WHAT THE TASK REQUIRES: Leave out the images and repeat the listing below without a single change.
### DATA EXTRACT ###
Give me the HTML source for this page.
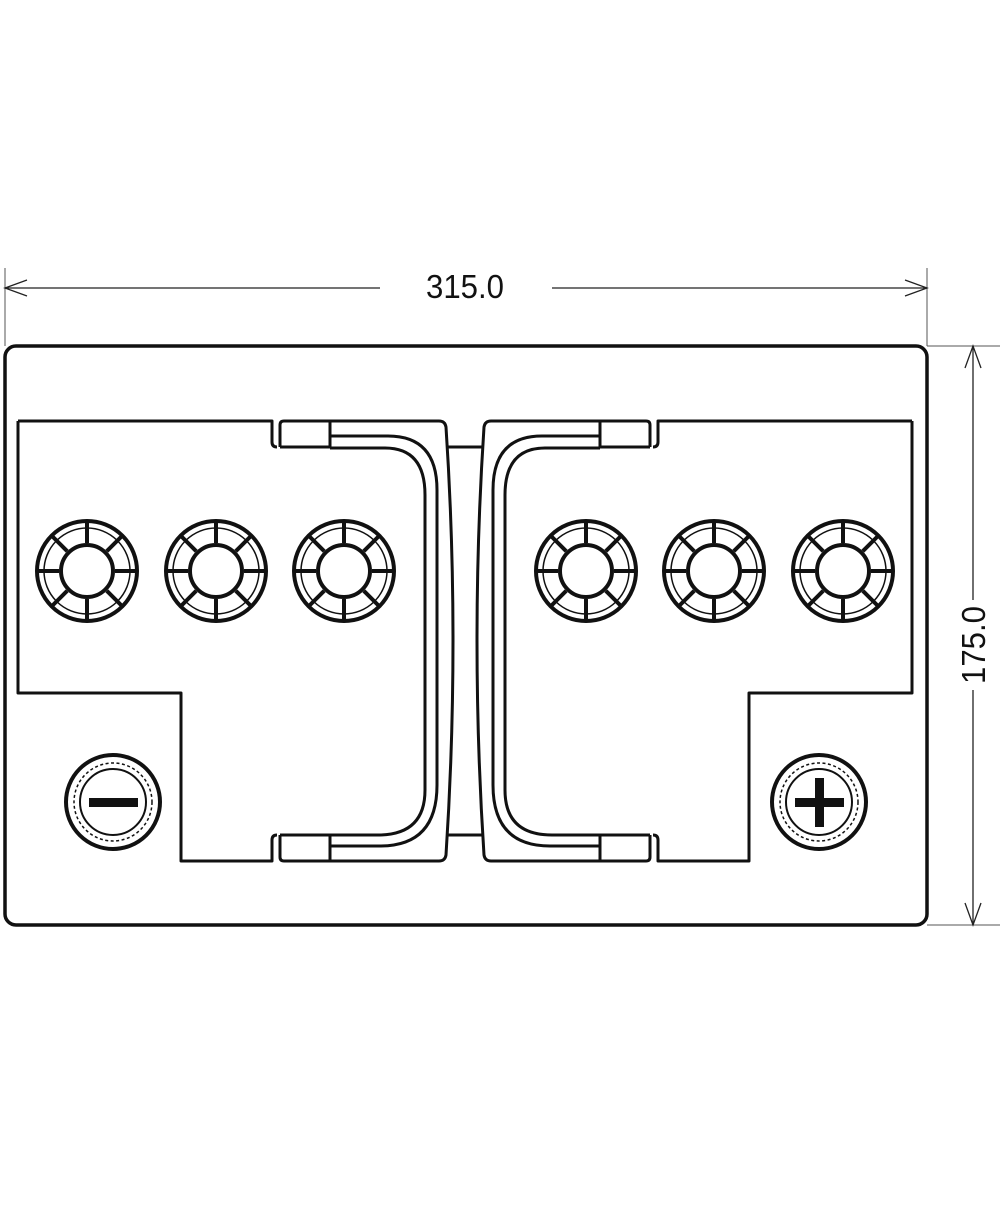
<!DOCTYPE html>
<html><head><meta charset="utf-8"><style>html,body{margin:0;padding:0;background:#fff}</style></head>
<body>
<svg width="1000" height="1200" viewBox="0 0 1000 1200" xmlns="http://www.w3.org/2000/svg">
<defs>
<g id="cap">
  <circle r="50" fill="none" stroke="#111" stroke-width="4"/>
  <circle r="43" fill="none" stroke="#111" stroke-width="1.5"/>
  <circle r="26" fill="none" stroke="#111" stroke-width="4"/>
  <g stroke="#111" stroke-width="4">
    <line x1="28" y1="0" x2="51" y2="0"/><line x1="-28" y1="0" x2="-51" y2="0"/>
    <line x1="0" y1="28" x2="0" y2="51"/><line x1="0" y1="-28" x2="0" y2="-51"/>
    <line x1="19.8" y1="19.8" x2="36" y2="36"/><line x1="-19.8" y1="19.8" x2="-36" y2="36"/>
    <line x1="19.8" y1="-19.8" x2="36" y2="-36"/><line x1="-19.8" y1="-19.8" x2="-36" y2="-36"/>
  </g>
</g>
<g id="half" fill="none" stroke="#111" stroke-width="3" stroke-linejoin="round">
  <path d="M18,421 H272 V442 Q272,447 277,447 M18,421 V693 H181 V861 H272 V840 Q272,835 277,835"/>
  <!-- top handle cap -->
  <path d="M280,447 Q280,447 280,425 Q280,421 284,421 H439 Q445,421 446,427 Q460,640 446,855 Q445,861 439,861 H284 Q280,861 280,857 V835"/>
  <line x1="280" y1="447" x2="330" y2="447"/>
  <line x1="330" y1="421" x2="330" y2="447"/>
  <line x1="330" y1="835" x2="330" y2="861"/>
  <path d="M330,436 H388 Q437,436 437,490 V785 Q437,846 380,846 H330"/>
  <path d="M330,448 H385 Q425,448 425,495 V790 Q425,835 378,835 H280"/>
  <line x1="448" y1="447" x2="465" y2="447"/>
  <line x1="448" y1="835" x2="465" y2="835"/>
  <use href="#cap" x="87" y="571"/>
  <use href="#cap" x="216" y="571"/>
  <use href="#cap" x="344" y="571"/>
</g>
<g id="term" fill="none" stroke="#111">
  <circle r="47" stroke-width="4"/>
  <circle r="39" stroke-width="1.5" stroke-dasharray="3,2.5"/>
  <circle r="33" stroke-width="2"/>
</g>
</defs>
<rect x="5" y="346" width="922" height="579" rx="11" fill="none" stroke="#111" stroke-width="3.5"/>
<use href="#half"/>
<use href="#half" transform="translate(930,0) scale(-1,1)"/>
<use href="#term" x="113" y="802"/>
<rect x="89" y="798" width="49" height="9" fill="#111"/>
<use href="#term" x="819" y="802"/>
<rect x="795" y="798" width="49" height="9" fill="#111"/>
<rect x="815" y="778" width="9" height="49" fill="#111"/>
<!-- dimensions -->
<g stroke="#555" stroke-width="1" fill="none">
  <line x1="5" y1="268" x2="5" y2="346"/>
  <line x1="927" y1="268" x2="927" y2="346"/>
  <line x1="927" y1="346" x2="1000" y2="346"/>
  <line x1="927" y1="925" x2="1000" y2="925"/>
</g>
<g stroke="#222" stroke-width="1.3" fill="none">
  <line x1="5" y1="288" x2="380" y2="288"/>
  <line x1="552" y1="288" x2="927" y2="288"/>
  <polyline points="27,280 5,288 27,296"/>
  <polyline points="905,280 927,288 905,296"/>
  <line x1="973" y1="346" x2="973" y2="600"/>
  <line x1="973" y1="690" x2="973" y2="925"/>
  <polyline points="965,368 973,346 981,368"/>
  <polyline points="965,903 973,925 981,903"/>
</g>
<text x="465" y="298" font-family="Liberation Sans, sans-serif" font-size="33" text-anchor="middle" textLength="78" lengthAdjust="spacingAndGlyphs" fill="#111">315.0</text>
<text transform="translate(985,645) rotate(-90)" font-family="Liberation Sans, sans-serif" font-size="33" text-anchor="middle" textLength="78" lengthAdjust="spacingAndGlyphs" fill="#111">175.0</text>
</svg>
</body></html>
###
RESULT FOR THIS EXERCISE:
Give me the HTML source for this page.
<!DOCTYPE html>
<html><head><meta charset="utf-8"><style>html,body{margin:0;padding:0;background:#fff}</style></head>
<body>
<svg width="1000" height="1200" viewBox="0 0 1000 1200" xmlns="http://www.w3.org/2000/svg">
<defs>
<g id="cap">
  <circle r="50" fill="none" stroke="#111" stroke-width="4"/>
  <circle r="43" fill="none" stroke="#111" stroke-width="1.5"/>
  <circle r="26" fill="none" stroke="#111" stroke-width="4"/>
  <g stroke="#111" stroke-width="4">
    <line x1="28" y1="0" x2="51" y2="0"/><line x1="-28" y1="0" x2="-51" y2="0"/>
    <line x1="0" y1="28" x2="0" y2="51"/><line x1="0" y1="-28" x2="0" y2="-51"/>
    <line x1="19.8" y1="19.8" x2="36" y2="36"/><line x1="-19.8" y1="19.8" x2="-36" y2="36"/>
    <line x1="19.8" y1="-19.8" x2="36" y2="-36"/><line x1="-19.8" y1="-19.8" x2="-36" y2="-36"/>
  </g>
</g>
<g id="half" fill="none" stroke="#111" stroke-width="3" stroke-linejoin="round">
  <path d="M18,421 H272 V442 Q272,447 277,447 M18,421 V693 H181 V861 H272 V840 Q272,835 277,835"/>
  <!-- top handle cap -->
  <path d="M280,447 Q280,447 280,425 Q280,421 284,421 H439 Q445,421 446,427 Q460,640 446,855 Q445,861 439,861 H284 Q280,861 280,857 V835"/>
  <line x1="280" y1="447" x2="330" y2="447"/>
  <line x1="330" y1="421" x2="330" y2="447"/>
  <line x1="330" y1="835" x2="330" y2="861"/>
  <path d="M330,436 H388 Q437,436 437,490 V785 Q437,846 380,846 H330"/>
  <path d="M330,448 H385 Q425,448 425,495 V790 Q425,835 378,835 H280"/>
  <line x1="448" y1="447" x2="465" y2="447"/>
  <line x1="448" y1="835" x2="465" y2="835"/>
  <use href="#cap" x="87" y="571"/>
  <use href="#cap" x="216" y="571"/>
  <use href="#cap" x="344" y="571"/>
</g>
<g id="term" fill="none" stroke="#111">
  <circle r="47" stroke-width="4"/>
  <circle r="39" stroke-width="1.5" stroke-dasharray="3,2.5"/>
  <circle r="33" stroke-width="2"/>
</g>
</defs>
<rect x="5" y="346" width="922" height="579" rx="11" fill="none" stroke="#111" stroke-width="3.5"/>
<use href="#half"/>
<use href="#half" transform="translate(930,0) scale(-1,1)"/>
<use href="#term" x="113" y="802"/>
<rect x="89" y="798" width="49" height="9" fill="#111"/>
<use href="#term" x="819" y="802"/>
<rect x="795" y="798" width="49" height="9" fill="#111"/>
<rect x="815" y="778" width="9" height="49" fill="#111"/>
<!-- dimensions -->
<g stroke="#555" stroke-width="1" fill="none">
  <line x1="5" y1="268" x2="5" y2="346"/>
  <line x1="927" y1="268" x2="927" y2="346"/>
  <line x1="927" y1="346" x2="1000" y2="346"/>
  <line x1="927" y1="925" x2="1000" y2="925"/>
</g>
<g stroke="#222" stroke-width="1.3" fill="none">
  <line x1="5" y1="288" x2="380" y2="288"/>
  <line x1="552" y1="288" x2="927" y2="288"/>
  <polyline points="27,280 5,288 27,296"/>
  <polyline points="905,280 927,288 905,296"/>
  <line x1="973" y1="346" x2="973" y2="600"/>
  <line x1="973" y1="690" x2="973" y2="925"/>
  <polyline points="965,368 973,346 981,368"/>
  <polyline points="965,903 973,925 981,903"/>
</g>
<text x="465" y="298" font-family="Liberation Sans, sans-serif" font-size="33" text-anchor="middle" textLength="78" lengthAdjust="spacingAndGlyphs" fill="#111">315.0</text>
<text transform="translate(985,645) rotate(-90)" font-family="Liberation Sans, sans-serif" font-size="33" text-anchor="middle" textLength="78" lengthAdjust="spacingAndGlyphs" fill="#111">175.0</text>
</svg>
</body></html>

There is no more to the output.